Clinical vignettes in benchmarking the performance of online symptom checkers

In the USA, over one-third of adults self-diagnose their conditions using the internet, including queries about urgent (ie, chest pain) and non-urgent (ie, headache) symptoms. The main issue with self-diagnosing using websites such as Google and Yahoo is that user may get confusing or inaccurate information, and in the case of urgent symptoms, the user may not be aware of the need to seek emergency care. In recent years, various online symptom checkers (OSCs) based on algorithms or artificial intelligence (AI) have emerged to fill this gap

Online symptom checkers are calculators that ask users to input details about their symptoms of sickness, along with personal information such as gender and age. Using algorithms or AI, the symptom checkers propose a range of conditions that fit the symptoms the user experiences. Developers promote these digital tools as a way of saving time for patients, reducing anxiety and giving patients the opportunity to take control of their own health.

The diagnostic function of online symptom checkers is aimed at educating users on the range of possible conditions that may fit their symptoms.
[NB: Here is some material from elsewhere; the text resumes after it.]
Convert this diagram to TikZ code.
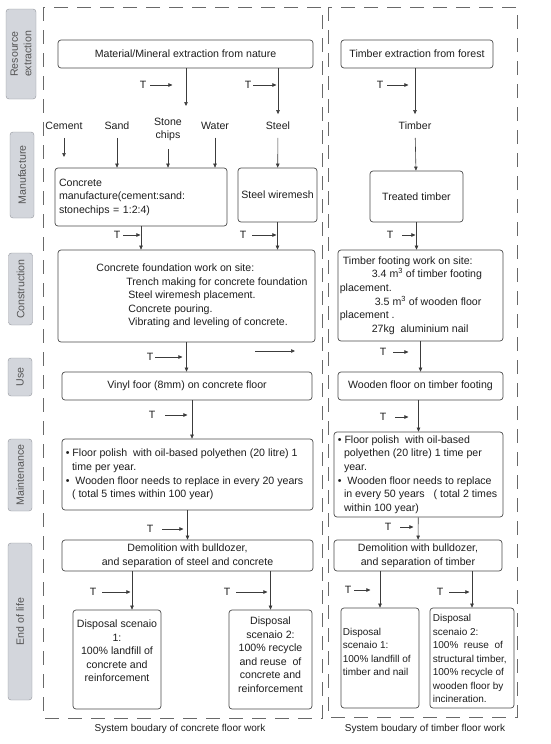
\documentclass[tikz,border=0pt]{standalone}
\usepackage{fontspec}
\setmainfont{Liberation Sans}
\usepackage{tikz}
\usetikzlibrary{arrows.meta,positioning}
\definecolor{boxline}{RGB}{75,75,75}
\definecolor{arrowgray}{RGB}{60,60,60}
\definecolor{stagefill}{RGB}{211,214,220}
\definecolor{stageline}{RGB}{145,148,155}
\definecolor{stagetext}{RGB}{85,85,85}
\definecolor{boundgray}{RGB}{105,105,105}
\definecolor{textdark}{RGB}{30,30,30}
\newcommand{\bfs}{\fontsize{10.6}{13.6}\selectfont}
\newcommand{\sfs}{\fontsize{10}{13.5}\selectfont}

\begin{document}
\begin{tikzpicture}[x=1pt,y=-1pt,
  stage/.style={rectangle,rounded corners=3pt,draw=stageline,fill=stagefill,rotate=90,
                minimum height=24pt,align=center,text=stagetext,font=\bfs,inner sep=1pt},
  box/.style={rectangle,rounded corners=3pt,draw=boxline,line width=0.7pt,fill=white,
              align=center,text=textdark,font=\bfs,inner sep=2pt},
  txt/.style={align=left,text=textdark,font=\bfs,inner sep=0pt},
  mat/.style={align=center,text=textdark,font=\bfs,inner sep=0pt,outer sep=8pt},
  tlab/.style={text=textdark,font=\bfs,inner sep=0pt},
  arr/.style={-{Triangle[length=4pt,width=3.5pt]},color=arrowgray,line width=0.6pt},
  bound/.style={dash pattern=on 14pt off 9pt,color=boundgray,line width=0.7pt}
]
  \useasboundingbox (0,0) rectangle (550,744);

  \node[stage,minimum width=90pt,minimum height=30pt] (sres) at (21,54) {Resource\\extraction};
  \node[stage,minimum width=86pt] (sman) at (22,175) {Manufacture};
  \node[stage,minimum width=72pt] (scon) at (20.5,289) {Construction};
  \node[stage,minimum width=38pt] (suse) at (20,377) {Use};
  \node[stage,minimum width=72pt] (smnt) at (20,475) {Maintenance};
  \node[stage,minimum width=157pt] (seol) at (20,621.5) {End of life};

  \draw[bound] (43,7) rectangle (322,718);
  \draw[bound] (328,7) rectangle (517,717);
  \node[tlab,font=\sfs] (lcon) at (180,729) {System boudary of concrete floor work};
  \node[tlab,font=\sfs] (ltim) at (425,729) {System boudary of timber floor work};

  \node[box,minimum width=255pt,minimum height=28pt] (mat) at (185.5,54) {Material/Mineral extraction from nature};
  \node[box,minimum width=152pt,minimum height=28pt] (tfor) at (417,54) {Timber extraction from forest};

  \node[mat] (cement) at (64,126) {Cement};
  \node[mat] (sand) at (117,126) {Sand};
  \node[mat] (stone) at (168,129.5) {Stone\\chips};
  \node[mat] (water) at (215,126) {Water};
  \node[mat] (steel) at (278,126) {Steel};
  \node[mat] (timber) at (415,126) {Timber};

  \coordinate (stonetop) at (186,106);
  \draw[arr] (mat.south -| stonetop) -- (stonetop);
  \draw[arr] (mat.south -| steel) -- (steel);
  \draw[arr] (tfor.south -| timber) -- (timber);

  \node[box,align=left,text width=164pt,minimum width=172pt,minimum height=58pt] (cman) at (141,197)
    {Concrete\\manufacture(cement:sand:\\stonechips = 1:2:4)};
  \node[box,minimum width=79pt,minimum height=54pt] (swm) at (277.5,195) {Steel wiremesh};
  \node[box,minimum width=93pt,minimum height=51pt] (ttim) at (416.5,196.5) {Treated timber};

  \coordinate (cemend) at (64,157);
  \draw[arr] (cement) -- (cemend);
  \draw[arr] (sand) -- (sand |- cman.north);
  \draw[arr] (stone) -- (stone |- cman.north);
  \draw[arr] (water) -- (water |- cman.north);
  \draw[arr] (steel) -- (swm);
  \draw[arr] (timber) -- (ttim);

  \node[box,minimum width=257pt,minimum height=92pt] (ccon) at (186.5,296) {};
  \node[txt,anchor=west] (ccontxt) at ([xshift=38.5pt]ccon.west)
    {Concrete foundation work on site:\\
     \hspace*{30pt}Trench making for concrete foundation\\
     \hspace*{32pt}Steel wiremesh placement.\\
     \hspace*{32pt}Concrete pouring.\\
     \hspace*{32pt}Vibrating and leveling of concrete.};
  \node[box,minimum width=165pt,minimum height=91pt] (tcon) at (420.5,295.5) {};
  \node[txt,anchor=west] (tcontxt) at ([xshift=2pt]tcon.west)
    {\hspace*{3pt}Timber footing work on site:\\
     \hspace*{32pt}3.4 m\textsuperscript{3} of timber footing\\
     placement.\\
     \hspace*{35pt}3.5 m\textsuperscript{3} of wooden floor\\
     placement .\\
     \hspace*{32pt}27kg~ aluminium nail};

  \draw[arr] (cman) -- (cman |- ccon.north);
  \draw[arr] (swm) -- (swm |- ccon.north);
  \draw[arr] (ttim) -- (ttim |- tcon.north);

  \node[box,minimum width=250pt,minimum height=28pt] (cuse) at (187,386) {Vinyl foor (8mm) on concrete floor};
  \node[box,minimum width=165pt,minimum height=28pt] (tuse) at (420.5,386) {Wooden floor on timber footing};
  \draw[arr] (ccon) -- (ccon |- cuse.north);
  \draw[arr] (tcon) -- (tcon |- tuse.north);
  \coordinate (free1) at (255,351);
  \coordinate (free2) at (295,351);
  \draw[arr] (free1) -- (free2);

  \node[box,minimum width=251pt,minimum height=71pt] (cmnt) at (187.5,474.5) {};
  \node[txt,anchor=west] (cmnttxt) at ([xshift=4pt]cmnt.west)
    {\textbullet\ Floor polish~ with oil-based polyethen (20 litre) 1\\
     \hspace*{6.2pt}time per year.\\
     \textbullet~ Wooden floor needs to replace in every 20 years\\
     \hspace*{6.2pt}( total 5 times within 100 year)};
  \node[box,minimum width=169pt,minimum height=85pt] (tmnt) at (418.5,474.5) {};
  \node[txt,anchor=west] (tmnttxt) at ([xshift=4pt]tmnt.west)
    {\textbullet\ Floor polish~ with oil-based\\
     \hspace*{6.2pt}polyethen (20 litre) 1 time per\\
     \hspace*{6.2pt}year.\\
     \textbullet~ Wooden floor needs to replace\\
     \hspace*{6.2pt}in every 50 years~~ ( total 2 times\\
     \hspace*{6.2pt}within 100 year)};
  \draw[arr] ([xshift=5pt]cuse.south) -- ([xshift=4.5pt]cmnt.north);
  \draw[arr] (tuse.south -| tmnt) -- (tmnt);

  \node[box,minimum width=251pt,minimum height=31pt] (ceol) at (187.5,555.5)
    {Demolition with bulldozer,\\and separation of steel and concrete};
  \node[box,minimum width=168pt,minimum height=31pt] (teol) at (418,555.5)
    {Demolition with bulldozer,\\and separation of timber};
  \draw[arr] (cmnt) -- (ceol);
  \draw[arr] (tmnt) -- (teol);

  \node[box,minimum width=88pt,minimum height=99pt] (cd1) at (117,659.5) {};
  \node[txt,align=center,below=10pt of cd1.north] (cd1txt)
    {Disposal scenaio\\1:\\100\% landfill of\\concrete and\\reinforcement};
  \node[box,minimum width=83pt,minimum height=99pt] (cd2) at (270.5,659.5) {};
  \node[txt,align=center,below=7pt of cd2.north] (cd2txt)
    {Disposal\\scenaio 2:\\100\% recycle\\and reuse~ of\\concrete and\\reinforcement};
  \node[box,minimum width=78pt,minimum height=100pt] (td1) at (380,658) {};
  \node[txt,font=\sfs,anchor=north west] (td1txt) at ([xshift=2pt,yshift=-20pt]td1.north west)
    {Disposal\\scenaio 1:\\100\% landfill of\\timber and nail};
  \node[box,minimum width=84pt,minimum height=100pt] (td2) at (472,658) {};
  \node[txt,font=\sfs,anchor=north west] (td2txt) at ([xshift=3pt,yshift=-6.5pt]td2.north west)
    {Disposal\\scenaio 2:\\100\%~ reuse~ of\\structural timber,\\100\% recycle of\\wooden floor by\\incineration.};

  \coordinate (split1) at (132,0);
  \draw[arr] (ceol.south -| split1) -- (cd1.north -| split1);
  \draw[arr] (ceol.south -| cd2) -- (cd2);
  \draw[arr] (teol.south -| td1) -- (td1);
  \draw[arr] (teol.south -| td2) -- (td2);

  \node[tlab] (t1) at (143,85) {T};
  \draw[arr] ([xshift=4pt]t1.east) -- ([xshift=26pt]t1.east);
  \node[tlab] (t2) at (248,85) {T};
  \draw[arr] ([xshift=2pt]t2.east) -- ([xshift=25pt]t2.east);
  \node[tlab] (t3) at (380,85) {T};
  \draw[arr] ([xshift=4pt]t3.east) -- ([xshift=25pt]t3.east);
  \node[tlab] (t4) at (117,235) {T};
  \draw[arr] ([xshift=3pt]t4.east) -- ([xshift=20pt]t4.east);
  \node[tlab] (t5) at (243,235) {T};
  \draw[arr] ([xshift=6pt]t5.east) -- ([xshift=30pt]t5.east);
  \node[tlab] (t6) at (390,235) {T};
  \draw[arr] ([xshift=9pt]t6.east) -- ([xshift=22pt]t6.east);
  \node[tlab] (t7) at (150,357) {T};
  \draw[arr] ([xshift=2pt]t7.east) -- ([xshift=29pt]t7.east);
  \node[tlab] (t8) at (383,352) {T};
  \draw[arr] ([xshift=7pt]t8.east) -- ([xshift=22pt]t8.east);
  \node[tlab] (t9) at (152,415) {T};
  \draw[arr] ([xshift=10pt]t9.east) -- ([xshift=32pt]t9.east);
  \node[tlab] (t10) at (383,417) {T};
  \draw[arr] ([xshift=9pt]t10.east) -- ([xshift=22pt]t10.east);
  \node[tlab] (t11) at (150,529) {T};
  \draw[arr] ([xshift=9pt]t11.east) -- ([xshift=30pt]t11.east);
  \node[tlab] (t12) at (388,527) {T};
  \draw[arr] ([xshift=9pt]t12.east) -- ([xshift=22pt]t12.east);
  \node[tlab] (t13) at (93,592) {T};
  \draw[arr] ([xshift=6pt]t13.east) -- ([xshift=34pt]t13.east);
  \node[tlab] (t14) at (227,592) {T};
  \draw[arr] ([xshift=6pt]t14.east) -- ([xshift=37pt]t14.east);
  \node[tlab] (t15) at (348,590) {T};
  \draw[arr] ([xshift=3pt]t15.east) -- ([xshift=19pt]t15.east);
  \node[tlab] (t16) at (440,592) {T};
  \draw[arr] ([xshift=6pt]t16.east) -- ([xshift=26pt]t16.east);
\end{tikzpicture}
\end{document}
Further to presenting a condition outcome and giving the users a triage recommendation that prioritises their health needs, the triage function of online symptom checkers guides users on whether they should self-care for the condition they are describing or whether they should seek professional healthcare support.3 This added functionality could vastly enhance the usefulness of Online symptom checkers by alerting people about when they need to seek emergency support or seek non-emergency care for common or self-limiting conditions.

In a study published in the journal BMJ Open, we assessed the suitability of vignettes in benchmarking the performance of online symptom checkers. Our approach included providing the vignettes to an independent panel of single-blinded physicians to arrive at an alternative set of diagnostic and triage solutions. The secondary aim was to benchmark the safety of a popular online symptom checkers (Healthily) by measuring the extent that it provided the correct diagnosis and triage solutions to a standardised set of vignettes as defined by a panel of physicians.

We found significant variability of medical opinion depending on which group of GPs considered the vignette script, whereas consolidating the output of two independent GP roundtables (one from RCGP and another panel of panel of independent GPs) resulted in a more refined third iteration (the consolidated standard) which more accurately included the ‘correct’ diagnostic and triage solutions conferred by the vignette script. This was demonstrated by the significant extent that the performance of online symptom checkers improved when benchmarked between the original and final consolidated standards.

The different qualities of the diagnostic and triage solutions between iterative standards suggest that vignettes are not an ideal tool for benchmarking the accuracy of online symptom checkers, since performance will always be related to the nature and order of the diagnostic and triage solutions which we have shown can differ significantly depending on the approach and levels of input from independent physicians. By extension, it is reasonable to propose that any consolidated standard for any vignette can always be improved by including a wider range of medical opinion until saturation is reached and a final consensus emerges.

The inherent limitations of clinical vignettes render them largely unsuitable for benchmarking the performance of popular online symptom checkers because the diagnosis and triage solutions assigned to each vignette script are amenable to change pending the deliberations of an independent panel of physicians. Although online symptom checkers are already working at a safe level of probable risk, further work is recommended to cross-validate the performance of online symptom checkers against real-world test case scenarios using real patient stories and interactions with GPs as opposed to using artificial vignettes only which will always be the single most important limitation to any cross-validation study.